Tuesday, December 12, 2017

Who Was The Golden Globes-iest Golden Globes Nominee?


Nominations for the 244th Golden Globes were announced on Monday, and in an effort decode their meaning in advance of the forthcoming Academy Award nominations, pundits worked late into the night, maneuvering potential front-runners, dark horses and also-rans across their awards season battle maps. And while in a year where so many women have made so many superb movies, it is disconcerting to see no women nominated for Best Director, just as it is disconcerting to see the conspicuous lack of Jordan Peele love. But then, as a voting body the Hollywood Foreign Press Association is about as trustworthy as a baseball team’s fanbase stuffing the online ballot box for its favorites at the All-Star game. Why anyone takes All-Star game appearances into consideration for the Hall of Fame is beyond me, just as it is beyond me why anyone would take the whims of the Hollywood Foreign Press Assocation seriously.

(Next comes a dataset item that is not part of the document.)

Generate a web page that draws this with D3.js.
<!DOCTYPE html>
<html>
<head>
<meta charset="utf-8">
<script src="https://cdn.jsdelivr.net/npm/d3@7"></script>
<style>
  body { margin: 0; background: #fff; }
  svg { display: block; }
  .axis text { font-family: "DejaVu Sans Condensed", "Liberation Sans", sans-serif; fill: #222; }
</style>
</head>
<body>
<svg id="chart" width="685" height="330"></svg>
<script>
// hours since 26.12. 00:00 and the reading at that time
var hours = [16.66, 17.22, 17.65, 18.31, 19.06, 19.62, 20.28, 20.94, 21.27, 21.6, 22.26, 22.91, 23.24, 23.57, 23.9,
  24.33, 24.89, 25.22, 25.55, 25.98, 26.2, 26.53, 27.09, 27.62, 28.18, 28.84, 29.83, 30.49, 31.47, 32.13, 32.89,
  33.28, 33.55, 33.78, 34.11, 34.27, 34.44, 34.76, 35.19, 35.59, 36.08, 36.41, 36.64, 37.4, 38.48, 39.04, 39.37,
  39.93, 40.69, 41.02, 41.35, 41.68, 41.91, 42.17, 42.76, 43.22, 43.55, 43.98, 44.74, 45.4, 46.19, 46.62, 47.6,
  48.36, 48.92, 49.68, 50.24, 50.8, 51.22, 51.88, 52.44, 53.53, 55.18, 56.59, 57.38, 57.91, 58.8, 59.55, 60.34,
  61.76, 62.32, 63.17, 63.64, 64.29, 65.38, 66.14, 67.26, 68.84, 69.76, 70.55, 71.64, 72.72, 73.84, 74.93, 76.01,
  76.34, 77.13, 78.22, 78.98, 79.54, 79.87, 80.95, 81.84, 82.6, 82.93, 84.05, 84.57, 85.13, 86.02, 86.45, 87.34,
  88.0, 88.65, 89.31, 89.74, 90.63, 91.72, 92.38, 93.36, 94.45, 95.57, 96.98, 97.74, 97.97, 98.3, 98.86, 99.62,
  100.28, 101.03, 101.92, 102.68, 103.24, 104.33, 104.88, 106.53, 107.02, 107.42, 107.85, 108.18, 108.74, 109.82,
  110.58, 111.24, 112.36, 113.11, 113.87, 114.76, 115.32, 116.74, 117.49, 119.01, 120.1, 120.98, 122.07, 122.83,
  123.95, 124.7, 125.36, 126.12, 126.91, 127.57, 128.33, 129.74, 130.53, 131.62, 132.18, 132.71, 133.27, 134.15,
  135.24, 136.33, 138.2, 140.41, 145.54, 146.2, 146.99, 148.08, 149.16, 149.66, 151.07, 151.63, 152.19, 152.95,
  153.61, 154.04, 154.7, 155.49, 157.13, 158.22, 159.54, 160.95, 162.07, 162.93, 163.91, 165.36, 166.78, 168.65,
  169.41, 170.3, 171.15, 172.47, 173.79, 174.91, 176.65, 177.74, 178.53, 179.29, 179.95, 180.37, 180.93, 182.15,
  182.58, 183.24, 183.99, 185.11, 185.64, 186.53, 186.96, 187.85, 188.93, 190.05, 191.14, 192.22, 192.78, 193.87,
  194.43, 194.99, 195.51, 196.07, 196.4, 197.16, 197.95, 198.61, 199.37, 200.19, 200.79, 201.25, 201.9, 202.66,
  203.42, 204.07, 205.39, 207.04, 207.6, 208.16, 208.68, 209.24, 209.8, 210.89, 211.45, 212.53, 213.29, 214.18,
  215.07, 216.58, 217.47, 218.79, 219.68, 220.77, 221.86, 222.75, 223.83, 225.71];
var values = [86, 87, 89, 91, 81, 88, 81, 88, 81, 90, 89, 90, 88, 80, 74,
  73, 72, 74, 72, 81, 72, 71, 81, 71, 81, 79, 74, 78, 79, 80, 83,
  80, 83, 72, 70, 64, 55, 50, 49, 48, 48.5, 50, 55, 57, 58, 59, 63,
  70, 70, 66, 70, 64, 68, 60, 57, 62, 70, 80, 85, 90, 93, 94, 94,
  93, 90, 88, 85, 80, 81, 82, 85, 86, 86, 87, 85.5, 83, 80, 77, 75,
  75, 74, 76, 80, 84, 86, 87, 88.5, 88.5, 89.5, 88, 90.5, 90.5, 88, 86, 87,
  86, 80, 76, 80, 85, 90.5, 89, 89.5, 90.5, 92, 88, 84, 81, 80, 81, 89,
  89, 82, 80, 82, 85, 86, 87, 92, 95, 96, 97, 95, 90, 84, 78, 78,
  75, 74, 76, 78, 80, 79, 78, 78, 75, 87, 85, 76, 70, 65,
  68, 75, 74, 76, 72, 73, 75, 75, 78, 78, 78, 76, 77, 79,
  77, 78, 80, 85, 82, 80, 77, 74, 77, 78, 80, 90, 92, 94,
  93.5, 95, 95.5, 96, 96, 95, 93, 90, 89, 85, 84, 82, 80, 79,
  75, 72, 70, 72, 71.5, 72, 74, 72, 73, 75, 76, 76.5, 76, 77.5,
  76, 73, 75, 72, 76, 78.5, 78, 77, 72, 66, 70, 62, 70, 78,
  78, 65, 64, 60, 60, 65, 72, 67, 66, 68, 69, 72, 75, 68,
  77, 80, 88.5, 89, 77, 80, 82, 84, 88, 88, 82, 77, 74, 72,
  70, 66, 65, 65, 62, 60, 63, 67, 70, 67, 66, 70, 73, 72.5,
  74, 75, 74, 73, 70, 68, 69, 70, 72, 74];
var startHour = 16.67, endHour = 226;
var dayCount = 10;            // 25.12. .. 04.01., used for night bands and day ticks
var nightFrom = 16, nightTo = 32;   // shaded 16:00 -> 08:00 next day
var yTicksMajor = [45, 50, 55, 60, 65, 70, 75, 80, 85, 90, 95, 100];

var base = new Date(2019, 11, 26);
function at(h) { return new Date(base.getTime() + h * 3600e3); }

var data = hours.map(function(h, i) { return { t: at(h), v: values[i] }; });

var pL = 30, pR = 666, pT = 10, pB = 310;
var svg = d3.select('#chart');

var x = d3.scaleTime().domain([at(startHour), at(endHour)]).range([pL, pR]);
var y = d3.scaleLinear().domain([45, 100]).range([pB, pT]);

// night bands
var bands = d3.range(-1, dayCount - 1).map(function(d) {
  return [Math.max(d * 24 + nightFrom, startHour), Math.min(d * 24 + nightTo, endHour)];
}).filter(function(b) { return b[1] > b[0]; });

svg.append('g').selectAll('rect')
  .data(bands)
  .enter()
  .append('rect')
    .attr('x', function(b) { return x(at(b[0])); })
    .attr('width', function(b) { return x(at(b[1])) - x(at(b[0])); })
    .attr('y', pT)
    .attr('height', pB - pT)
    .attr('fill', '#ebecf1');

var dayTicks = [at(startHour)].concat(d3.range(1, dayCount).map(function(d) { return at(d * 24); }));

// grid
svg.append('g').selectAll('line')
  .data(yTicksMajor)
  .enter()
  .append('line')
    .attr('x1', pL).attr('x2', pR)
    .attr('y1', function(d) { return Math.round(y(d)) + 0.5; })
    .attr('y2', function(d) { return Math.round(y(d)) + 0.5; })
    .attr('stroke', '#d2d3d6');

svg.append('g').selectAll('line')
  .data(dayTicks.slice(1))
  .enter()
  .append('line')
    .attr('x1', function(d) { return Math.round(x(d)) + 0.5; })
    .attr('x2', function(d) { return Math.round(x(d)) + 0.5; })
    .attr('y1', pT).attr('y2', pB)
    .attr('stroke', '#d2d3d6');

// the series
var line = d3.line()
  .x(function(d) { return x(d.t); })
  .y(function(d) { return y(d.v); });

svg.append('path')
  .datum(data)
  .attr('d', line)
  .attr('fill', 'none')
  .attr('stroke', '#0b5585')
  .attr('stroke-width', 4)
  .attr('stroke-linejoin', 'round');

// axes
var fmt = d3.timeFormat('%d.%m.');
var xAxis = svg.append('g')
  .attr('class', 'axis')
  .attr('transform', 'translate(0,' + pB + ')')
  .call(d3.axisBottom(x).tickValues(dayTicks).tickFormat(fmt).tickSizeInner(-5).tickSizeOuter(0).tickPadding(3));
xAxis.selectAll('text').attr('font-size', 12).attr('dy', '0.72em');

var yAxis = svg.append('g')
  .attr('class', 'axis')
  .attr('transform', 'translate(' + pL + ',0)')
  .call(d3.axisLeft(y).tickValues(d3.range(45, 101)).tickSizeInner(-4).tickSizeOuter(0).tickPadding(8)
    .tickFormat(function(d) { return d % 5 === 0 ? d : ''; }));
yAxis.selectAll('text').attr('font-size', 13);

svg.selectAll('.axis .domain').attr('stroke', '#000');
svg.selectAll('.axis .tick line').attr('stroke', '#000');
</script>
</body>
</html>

After all, The Globes were a ceremony dreamt up by Queen Marie Antoinette and held at the Palace of Versailles where she would bestow awards to theatre players with whom she most wanted to eat chocolate and drink champagne. (The Hollywood Foreign Press Association took control of the Golden Globes, of course, during the Paris Peace Treaties of 1947.) The Globes, as I am forced to say every year, are a glorified cocktail party, a means to hobnob, and nominations correlate less to artistic quality than who the HFPA wants to invite to their soiree.

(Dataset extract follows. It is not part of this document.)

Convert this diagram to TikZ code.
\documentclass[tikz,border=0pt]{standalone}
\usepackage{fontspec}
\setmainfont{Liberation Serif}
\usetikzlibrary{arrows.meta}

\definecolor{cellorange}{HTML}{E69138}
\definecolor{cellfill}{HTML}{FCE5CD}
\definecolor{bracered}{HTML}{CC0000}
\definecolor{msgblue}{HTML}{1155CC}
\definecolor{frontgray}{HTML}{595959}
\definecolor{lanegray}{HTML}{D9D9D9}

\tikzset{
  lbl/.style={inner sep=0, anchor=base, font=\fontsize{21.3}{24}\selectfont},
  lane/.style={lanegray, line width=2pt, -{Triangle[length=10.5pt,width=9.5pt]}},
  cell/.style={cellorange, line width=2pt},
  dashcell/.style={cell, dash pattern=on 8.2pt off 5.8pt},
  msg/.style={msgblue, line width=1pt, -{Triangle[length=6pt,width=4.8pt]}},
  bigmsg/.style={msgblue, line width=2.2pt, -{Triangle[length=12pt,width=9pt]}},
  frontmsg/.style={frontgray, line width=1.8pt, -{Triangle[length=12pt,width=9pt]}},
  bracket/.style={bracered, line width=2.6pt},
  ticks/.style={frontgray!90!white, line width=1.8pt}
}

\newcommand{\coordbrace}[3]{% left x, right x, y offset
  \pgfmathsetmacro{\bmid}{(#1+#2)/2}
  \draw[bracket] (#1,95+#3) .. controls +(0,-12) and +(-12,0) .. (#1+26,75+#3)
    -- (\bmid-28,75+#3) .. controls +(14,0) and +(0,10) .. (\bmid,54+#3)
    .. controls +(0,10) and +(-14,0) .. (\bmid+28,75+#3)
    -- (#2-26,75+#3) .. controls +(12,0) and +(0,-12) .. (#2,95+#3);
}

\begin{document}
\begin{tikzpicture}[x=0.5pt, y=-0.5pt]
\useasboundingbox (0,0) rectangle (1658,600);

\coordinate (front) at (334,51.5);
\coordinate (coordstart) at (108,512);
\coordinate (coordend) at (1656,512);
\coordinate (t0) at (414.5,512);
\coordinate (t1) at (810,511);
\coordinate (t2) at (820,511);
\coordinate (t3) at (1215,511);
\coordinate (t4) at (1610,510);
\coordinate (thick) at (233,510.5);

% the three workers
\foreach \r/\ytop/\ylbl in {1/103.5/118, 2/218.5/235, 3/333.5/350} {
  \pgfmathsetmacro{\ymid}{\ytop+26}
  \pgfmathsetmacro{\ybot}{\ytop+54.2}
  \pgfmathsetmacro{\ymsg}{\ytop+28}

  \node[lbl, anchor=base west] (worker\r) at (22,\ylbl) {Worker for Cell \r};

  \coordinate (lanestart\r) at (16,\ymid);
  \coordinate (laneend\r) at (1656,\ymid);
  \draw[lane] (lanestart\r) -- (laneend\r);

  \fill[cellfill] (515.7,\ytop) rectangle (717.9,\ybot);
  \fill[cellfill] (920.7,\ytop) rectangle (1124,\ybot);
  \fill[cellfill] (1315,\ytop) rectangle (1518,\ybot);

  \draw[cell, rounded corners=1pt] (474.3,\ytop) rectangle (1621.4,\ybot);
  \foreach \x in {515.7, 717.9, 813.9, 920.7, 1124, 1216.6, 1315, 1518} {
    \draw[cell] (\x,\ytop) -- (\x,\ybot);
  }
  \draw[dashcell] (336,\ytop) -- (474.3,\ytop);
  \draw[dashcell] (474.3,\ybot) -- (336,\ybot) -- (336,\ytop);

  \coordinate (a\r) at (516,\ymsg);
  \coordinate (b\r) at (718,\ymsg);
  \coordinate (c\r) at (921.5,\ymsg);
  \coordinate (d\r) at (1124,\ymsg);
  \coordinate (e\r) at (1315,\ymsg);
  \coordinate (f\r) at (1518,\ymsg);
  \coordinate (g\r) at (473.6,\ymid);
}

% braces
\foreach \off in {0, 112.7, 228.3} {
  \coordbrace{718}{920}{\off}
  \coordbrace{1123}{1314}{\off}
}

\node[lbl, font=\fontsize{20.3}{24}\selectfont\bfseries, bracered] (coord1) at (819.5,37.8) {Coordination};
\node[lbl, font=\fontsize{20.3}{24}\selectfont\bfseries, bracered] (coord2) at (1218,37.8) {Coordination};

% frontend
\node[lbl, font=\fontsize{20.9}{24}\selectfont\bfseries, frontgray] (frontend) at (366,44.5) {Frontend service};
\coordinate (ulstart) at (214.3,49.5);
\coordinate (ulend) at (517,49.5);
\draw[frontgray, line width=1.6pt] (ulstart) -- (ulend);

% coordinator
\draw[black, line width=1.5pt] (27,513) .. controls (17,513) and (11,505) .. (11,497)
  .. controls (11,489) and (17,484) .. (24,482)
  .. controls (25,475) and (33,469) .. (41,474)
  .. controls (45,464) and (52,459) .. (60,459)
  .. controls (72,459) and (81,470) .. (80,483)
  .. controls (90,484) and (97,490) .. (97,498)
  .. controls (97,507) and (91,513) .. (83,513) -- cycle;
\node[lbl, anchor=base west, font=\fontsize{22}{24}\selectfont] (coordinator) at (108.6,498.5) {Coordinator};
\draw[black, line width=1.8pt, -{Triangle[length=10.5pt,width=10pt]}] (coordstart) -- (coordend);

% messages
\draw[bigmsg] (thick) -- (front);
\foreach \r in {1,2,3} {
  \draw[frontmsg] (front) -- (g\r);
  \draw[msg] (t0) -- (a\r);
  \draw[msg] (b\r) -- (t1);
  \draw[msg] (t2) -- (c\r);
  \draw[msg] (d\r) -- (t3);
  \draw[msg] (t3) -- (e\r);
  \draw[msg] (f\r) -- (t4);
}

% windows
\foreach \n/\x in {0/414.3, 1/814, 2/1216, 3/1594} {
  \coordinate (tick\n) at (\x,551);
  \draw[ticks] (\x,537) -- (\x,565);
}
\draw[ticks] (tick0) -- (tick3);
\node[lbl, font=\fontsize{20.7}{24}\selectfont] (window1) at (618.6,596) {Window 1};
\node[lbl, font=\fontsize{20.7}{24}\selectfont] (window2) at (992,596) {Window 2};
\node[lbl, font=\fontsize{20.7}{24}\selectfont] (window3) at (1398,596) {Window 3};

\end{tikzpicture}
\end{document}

And so while some wring their hands over what a glorified cocktail party got “right” and what a glorified cocktail party got “wrong”, we here at Cinema Romantico are far more interesed in determining the most Golden Globes-y Golden Globe nomination of this year, the nomination that most blatantly re-exposes the HFPA’s desire to rub elbows with the A-listers. It is a pre-awards show award we like to the call The Honorary Meryl Streep HFPA Award, so named for Meryl Streep having been nominated for 88 consecutive Golden Globes because the HFPA always wants her at the party. (Ms. Streep was nominated this year for “The Post.” By rule, Ms. Streep is no longer eligible for her own award. Plus, Dame Meryl was f***ing good in “The Post.”)

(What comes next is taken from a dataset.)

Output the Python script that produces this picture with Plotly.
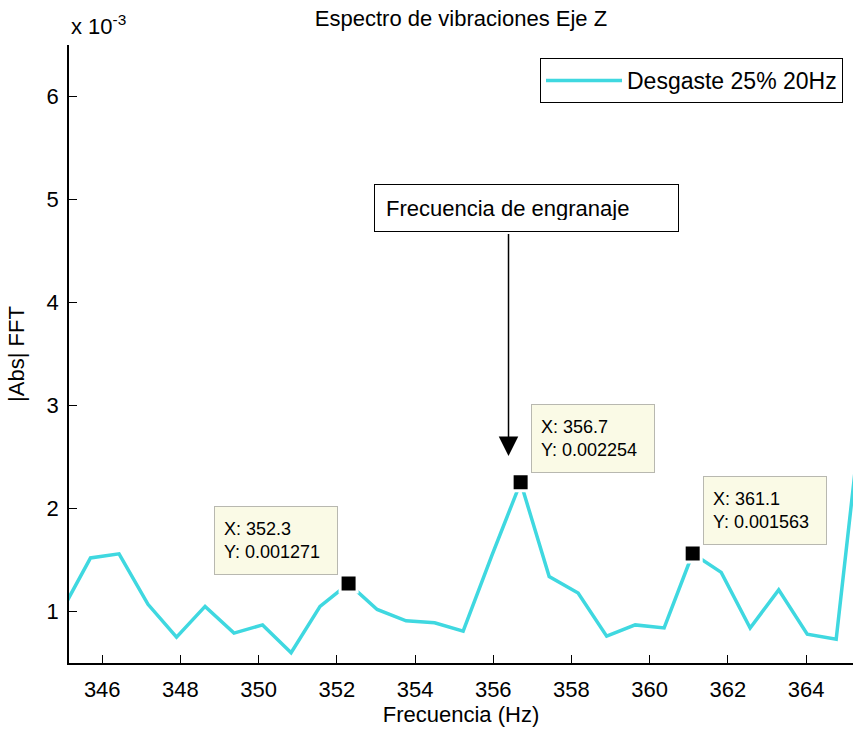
import plotly.graph_objects as go

# ---- data ----
freq_hz = [344.97, 345.70, 346.43, 347.17, 347.90, 348.63, 349.37, 350.10, 350.83,
           351.57, 352.30, 353.03, 353.77, 354.50, 355.23, 355.97, 356.70, 357.43,
           358.17, 358.90, 359.63, 360.37, 361.10, 361.83, 362.57, 363.30, 364.03,
           364.77, 365.50]
amp_e3 = [1.01, 1.52, 1.56, 1.07, 0.75, 1.05, 0.79, 0.87, 0.60,
          1.05, 1.271, 1.02, 0.91, 0.89, 0.81, 1.55, 2.254, 1.34,
          1.18, 0.76, 0.87, 0.84, 1.563, 1.38, 0.84, 1.21, 0.78,
          0.73, 3.20]
amp = [v * 1e-3 for v in amp_e3]

tip_x = [352.3, 356.7, 361.1]
tip_y = [0.001271, 0.002254, 0.001563]
tip_side = ["left", "right", "right"]

x_ticks = [346, 348, 350, 352, 354, 356, 358, 360, 362, 364]
y_ticks = [0.001, 0.002, 0.003, 0.004, 0.005, 0.006]
y_tick_text = ["1", "2", "3", "4", "5", "6"]

series_name = "Desgaste 25% 20Hz"
title_text = "Espectro de vibraciones Eje Z"
note_text = "Frecuencia de engranaje"

FONT = "Liberation Sans, Arial, Helvetica, sans-serif"
LINE_COLOR = "#3FD8E0"

fig = go.Figure()
fig.add_trace(go.Scatter(
    x=freq_hz, y=amp, mode="lines", name=series_name,
    line=dict(color=LINE_COLOR, width=3.5),
))
fig.add_trace(go.Scatter(
    x=tip_x, y=tip_y, mode="markers", showlegend=False,
    marker=dict(symbol="square", size=17, color="black",
                line=dict(color="white", width=3)),
))

annotations = []
for xv, yv, side in zip(tip_x, tip_y, tip_side):
    annotations.append(dict(
        x=xv, y=yv, xref="x", yref="y",
        text=f"X: {xv}<br>Y: {yv}",
        showarrow=False, align="left", valign="middle",
        xanchor="right" if side == "left" else "left",
        yanchor="bottom",
        xshift=-11 if side == "left" else 10, yshift=9,
        width=104, height=49, borderpad=9, borderwidth=1,
        bgcolor="#FAFAE6", bordercolor="#B8B8B0",
        font=dict(family=FONT, size=18, color="black"),
    ))

# note box
annotations.append(dict(
    x=356.86, y=0.00492, xref="x", yref="y", text=note_text,
    showarrow=False, align="left", valign="middle",
    width=281, height=24, borderpad=11, borderwidth=1,
    bgcolor="white", bordercolor="black",
    font=dict(family=FONT, size=22, color="black"),
))
# arrow
annotations.append(dict(
    x=356.39, y=0.00251, xref="x", yref="y",
    ax=356.39, ay=0.00468, axref="x", ayref="y",
    text="", showarrow=True, arrowhead=2, arrowsize=2.6,
    arrowwidth=1.5, arrowcolor="black",
))
# exponent label
annotations.append(dict(
    x=0, y=1, xref="paper", yref="paper", xanchor="left", yanchor="bottom",
    yshift=4, text="x 10<sup>-3</sup>", showarrow=False,
    font=dict(family=FONT, size=22, color="black"),
))

fig.update_layout(
    width=853, height=732,
    margin=dict(l=69, r=0, t=45, b=69),
    paper_bgcolor="white", plot_bgcolor="white",
    font=dict(family=FONT, size=22, color="black"),
    title=dict(text=title_text, x=0.5, xref="paper", y=1 - 18 / 732,
               yanchor="middle", xanchor="center",
               font=dict(family=FONT, size=22, color="black")),
    showlegend=True,
    legend=dict(x=(843 - 69) / 784, y=(663 - 58) / 618, xanchor="right", yanchor="top",
                bgcolor="white", bordercolor="black", borderwidth=1,
                font=dict(family=FONT, size=23, color="black"),
                itemwidth=76),
    annotations=annotations,
)
fig.update_xaxes(
    range=[345.15, 365.2], tickvals=x_ticks, ticks="inside", ticklen=8,
    tickcolor="black", showline=True, linecolor="black", linewidth=1.5,
    showgrid=False, zeroline=False, mirror=False,
    ticklabelstandoff=6,
    title=dict(text="Frecuencia (Hz)", standoff=4,
               font=dict(family=FONT, size=22, color="black")),
)
fig.update_yaxes(
    range=[0.0005, 0.0065], tickvals=y_ticks, ticktext=y_tick_text,
    ticks="inside", ticklen=8, tickcolor="black",
    showline=True, linecolor="black", linewidth=1.5,
    showgrid=False, zeroline=False, mirror=False,
    ticklabelstandoff=4,
    title=dict(text="|Abs| FFT", standoff=16,
               font=dict(family=FONT, size=22, color="black")),
)

fig.write_html("out.html")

At first blush, Mariah Carey’s nod for Best Original Song for The Star might seem a contender, but that song has emerged, per the punditry, as a legit Oscar contender. And so even if I am certain the HFPA is teeming with joy at getting to mingle with Mariah, it is a nomination given to the prevailing trends, which does not have that necessary quizzical Globes-iness. Christopher Plummer might seem another possible contender, given that his nod for “All the Money in the World” is the role he re-shot in a mere one week’s time as a replacement for Kevin Spacey in the wake of the latter’s rightful plummeting into the abyss. That, however, seems like a deserved middle finger to Spacey as much as anything, and evidence that HFPA does at least sometimes consider real world concerns, if only in a reactive, we-gotta-do-something kinda manner. No, the co-winners of this year’s Honorary Meryl Streep HFPA Award are Emma Stone and Steve Carell.


“The Battle of the Sexes”, in which Stone plays Billie Jean King and Carell plays Bobby Riggs in a re-creation of the lead-up to and playing of their infamous 1973 Battle of the Sexes tennis match, was critically well-received, though its box office was not compelling, and these are not performances that will stick around for the tough late winter months of awards season. No, that Stone and Carell earned nominations for, respectively, Best Actress and Best Actor in the Musical or Comedy category give away the game, as this acting category has long served as the HFPA’s sly fail-safe for when certain beloved attendees might not be able to score an invite otherwise.

And while Carell is always a solid awards show guest, good for a comic presenting gig, it is Emma Stone, more than most, who needs to be at the Golden Globes. Because as Jack Nicholson prepares to celebrate his 81st birthday next April, it has become apparent that the awards shows special interest groups are pushing hard for Ms. Stone to assume the mantle of First Awards Show Guest. That means you get her to the ceremony by any means necessary. In that light, we here at Cinema Romantico whole-heartedly endorse this nomination.